While extraction systems based on optical character recognition (OCR) can work well on highly structured forms that don’t vary, they don’t work nearly as well in environments where the document structure or layout varies, such as with invoice processing, or where data is less structured, as with mortgage document processing.
Intelligent document processing systems can do the work faster and at higher accuracy, simplifying the lives of engineering and finance teams that used to rely on older OCR technology.
For example, an OCR-based system might produce 90% quality for highly structured forms in a lab setting, but that might drop to 70% or lower in the real world.
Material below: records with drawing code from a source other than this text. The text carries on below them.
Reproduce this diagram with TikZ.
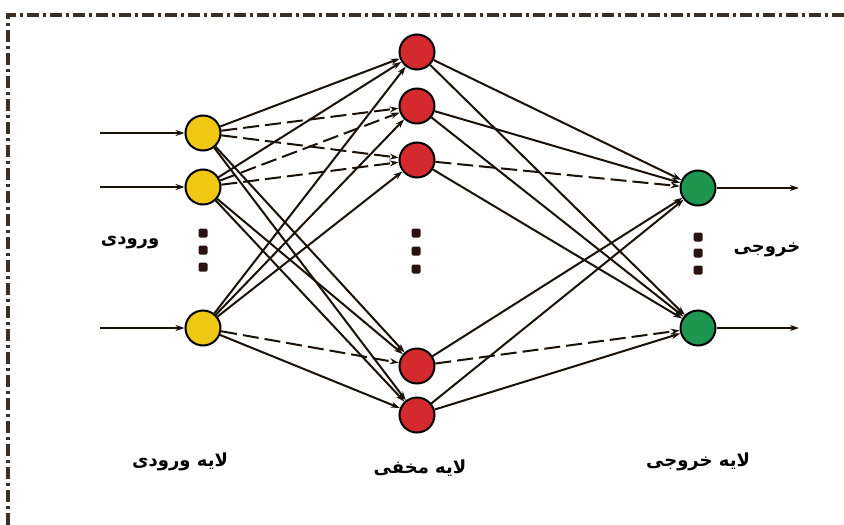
\documentclass[tikz,border=0pt]{standalone}
\usepackage{fontspec}
\newfontfamily\arabicfont[Script=Arabic]{DejaVu Sans}
\TeXXeTstate=1
\usetikzlibrary{arrows.meta}
\definecolor{inyellow}{HTML}{F0C814}
\definecolor{hidred}{HTML}{D42A2E}
\definecolor{outgreen}{HTML}{1E9650}
\definecolor{dotcol}{HTML}{2A1212}
\definecolor{framecol}{HTML}{3B3026}
\definecolor{linecol}{HTML}{1A1208}
\tikzset{
 neuron/.style={circle, draw=black, line width=2pt, minimum size=35pt, inner sep=0pt},
 inp/.style={neuron, fill=inyellow},
 hid/.style={neuron, fill=hidred},
 outn/.style={neuron, fill=outgreen},
 link/.style={draw=linecol, line width=2pt, -{Stealth[length=9pt,width=6pt]}},
 dlink/.style={link, dash pattern=on 16pt off 6pt},
 dotsq/.style={rectangle, rounded corners=1.5pt, fill=dotcol, minimum size=9pt, inner sep=0pt},
 lbl/.style={font=\arabicfont\bfseries\fontsize{18}{21}\selectfont, inner sep=0pt},
 framestyle/.style={line width=3.2pt, draw=framecol, dash pattern=on 12pt off 4pt on 3pt off 4pt}
}
\begin{document}
\begin{tikzpicture}[x=1pt,y=-1pt]
\useasboundingbox (0,0) rectangle (844,525);
\fill[white] (0,0) rectangle (844,525);
% frame
\coordinate (fl) at (8,525);
\coordinate (ftl) at (8,15);
\coordinate (ftr) at (844,15);
\draw[framestyle] (fl) -- (ftl) -- (ftr);
% input layer
\node[inp] (i1) at (203,133) {};
\node[inp] (i2) at (203,187) {};
\node[inp] (i3) at (203,328) {};
% hidden layer
\node[hid] (h1) at (417,52) {};
\node[hid] (h2) at (417,106) {};
\node[hid] (h3) at (417,160) {};
\node[hid] (h4) at (417,366) {};
\node[hid] (h5) at (417,415) {};
% output layer
\node[outn] (o1) at (698,188) {};
\node[outn] (o2) at (698,328) {};
% dots
\foreach \y [count=\k] in {233,250,267}{\node[dotsq] (di\k) at (203,\y) {};}
\foreach \y [count=\k] in {233,251,269}{\node[dotsq] (dh\k) at (416,\y) {};}
\foreach \y [count=\k] in {237,253,270}{\node[dotsq] (do\k) at (698,\y) {};}
% input arrows
\coordinate (s1) at (100,133);
\coordinate (s2) at (100,187);
\coordinate (s3) at (100,328);
\draw[link] (s1) -- (i1);
\draw[link] (s2) -- (i2);
\draw[link] (s3) -- (i3);
% output arrows
\coordinate (e1) at (799,188);
\coordinate (e2) at (799,328);
\draw[link] (o1) -- (e1);
\draw[link] (o2) -- (e2);
% input -> hidden
\foreach \a/\b in {1/1,1/4,1/5,2/1,2/4,2/5,3/1,3/2,3/3,3/5}{\draw[link] (i\a) -- (h\b);}
\foreach \a/\b in {1/2,1/3,2/2,2/3,3/4}{\draw[dlink] (i\a) -- (h\b);}
% hidden -> output
\foreach \a/\b in {1/1,1/2,2/1,2/2,3/2,4/1,5/1,5/2}{\draw[link] (h\a) -- (o\b);}
\foreach \a/\b in {3/1,4/2}{\draw[dlink] (h\a) -- (o\b);}
% labels
\node[lbl] (lin) at (130,243) {\beginR ورودی\endR};
\node[lbl] (lout) at (767,250) {\beginR خروجی\endR};
\node[lbl] (lil) at (180,462) {\beginR لایه ورودی\endR};
\node[lbl] (lhl) at (420,468) {\beginR لایه مخفی\endR};
\node[lbl] (lol) at (698,462) {\beginR لایه خروجی\endR};
\end{tikzpicture}
\end{document}
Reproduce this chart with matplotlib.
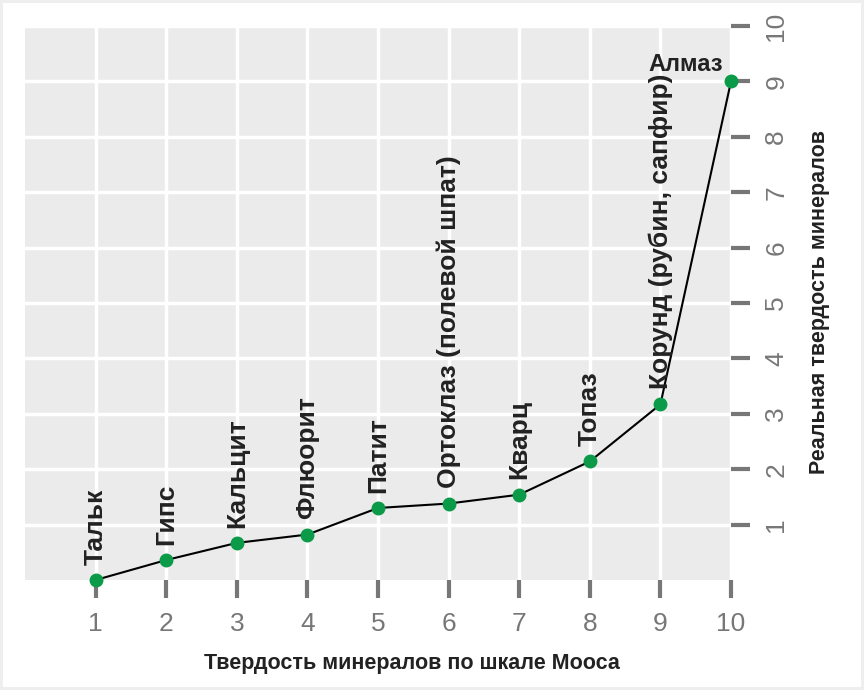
import matplotlib
matplotlib.use("Agg")
import matplotlib.pyplot as plt

plt.rcParams['font.family'] = ['Liberation Sans', 'DejaVu Sans']

mohs = [1, 2, 3, 4, 5, 6, 7, 8, 9, 10]
real = [0.0, 0.36, 0.67, 0.82, 1.30, 1.38, 1.54, 2.14, 3.17, 9.0]
names = ["Тальк", "Гипс", "Кальцит", "Флюорит", "Патит",
         "Ортоклаз (полевой шпат)", "Кварц", "Топаз",
         "Корунд (рубин, сапфир)", "Алмаз"]
xticks = [1, 2, 3, 4, 5, 6, 7, 8, 9, 10]
yticks = [1, 2, 3, 4, 5, 6, 7, 8, 9, 10]
xlabel = "Твердость минералов по шкале Мооса"
ylabel = "Реальная твердость минералов"

W, H = 864, 690
fig = plt.figure(figsize=(W / 100, H / 100), dpi=100)
fig.patch.set_facecolor("white")
fig.patch.set_edgecolor("#eeeeee")
fig.patch.set_linewidth(3)

ax = fig.add_axes([25 / W, (H - 580) / H, (731 - 25) / W, (580 - 26) / H])
ax.set_facecolor("#ebebeb")
ax.set_xlim(0, 10)
ax.set_ylim(0, 10)
for s in ax.spines.values():
    s.set_visible(False)

ax.set_xticks(xticks)
ax.set_yticks(yticks)
ax.grid(True, color="white", linewidth=2.5)
ax.set_axisbelow(True)

ax.yaxis.tick_right()
ax.tick_params(axis="x", length=13, width=3, color="#777777", labelcolor="#777777",
               labelsize=19, pad=10)
ax.tick_params(axis="y", length=14, width=3, color="#777777", labelcolor="#777777",
               labelsize=19, pad=10, labelrotation=90)
for lab in ax.get_yticklabels():
    lab.set_va("center")

ax.plot(mohs, real, color="black", linewidth=1.5, zorder=3, clip_on=False)
ax.plot(mohs, real, linestyle="none", marker="o", markersize=9,
        color="#0a9a48", zorder=4, clip_on=False)

for i, (x, y, n) in enumerate(zip(mohs, real, names)):
    if i == len(names) - 1:
        ax.annotate(n, (x, y), xytext=(-6, 4), textcoords="offset points",
                    ha="right", va="bottom", fontsize=17, fontweight="bold",
                    color="#222222")
    else:
        ax.annotate(n, (x, y), xytext=(0, 11), textcoords="offset points",
                    ha="center", va="bottom", rotation=90, fontsize=19,
                    fontweight="bold", color="#222222")

fig.text(412 / W, 1 - 663 / H, xlabel, ha="center", va="center",
         fontsize=15.5, fontweight="bold", color="#222222")
fig.text(820 / W, 1 - 302 / H, ylabel, ha="center", va="center", rotation=90,
         fontsize=15.5, fontweight="bold", color="#222222")

fig.savefig("out.png", dpi=100, facecolor=fig.get_facecolor(),
            edgecolor=fig.get_edgecolor())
All too often, the system encounters a wide range of variations of exposure, skew, or foreign objects that disrupt the digitized image used as input to the OCR system.
A Giant Leap: Models and Humans Work Better Together
An adaptive document processing system, which deploys machine learning models for classification, can achieve much better—and yes, even more “intelligent”—results.
Let’s say your ML model produces 90% quality but you need 99%, a common requirement in financial services. A deep learning system based on both computer vision and natural language models can meet that higher quality service-level agreement (SLA) by running selected forms through a human reviewer, in a process known as “human in the loop.”
During processing, the system alerts human reviewers to specific documents or form fields based on the system’s confidence level about its accuracy. If a document doesn’t meet the confidence threshold, it’s routed to a reviewer, who verifies it. That verification information loops back into the system, training the algorithm to learn how to identify the content in those more difficult documents. In this way, an adaptive document processing system can achieve that 99% customer requirement.
Human-in-the-loop QA can be valuable for a number of reasons, not the least of which is liability. For some use cases, the increasingly rare transcription error can mean a missed delivery, or a package that gets stuck in customs. Transcription and extraction errors can prove very costly to businesses, either at the character level or the field/document level.
What’s Next
OCR has effectively become commoditized, with Google now maintaining the popular open-source Tesseract package it took over from Hewlett-Packard. Today, Tesseract includes long short-term memory (LSTM) networks for increasingly accurate character-level recognition.
But research and software engineering progress doesn’t end there: Transformers have paved the way for both document layout detection and form understanding. The future looks bright for achieving ever-greater accuracy for extracting just the right, actionable information from old-school, messy paperwork. And of course, when regulations or quality standards demand it, it’s always helpful to bring humans into the pipeline to further improve the models by catching model errors.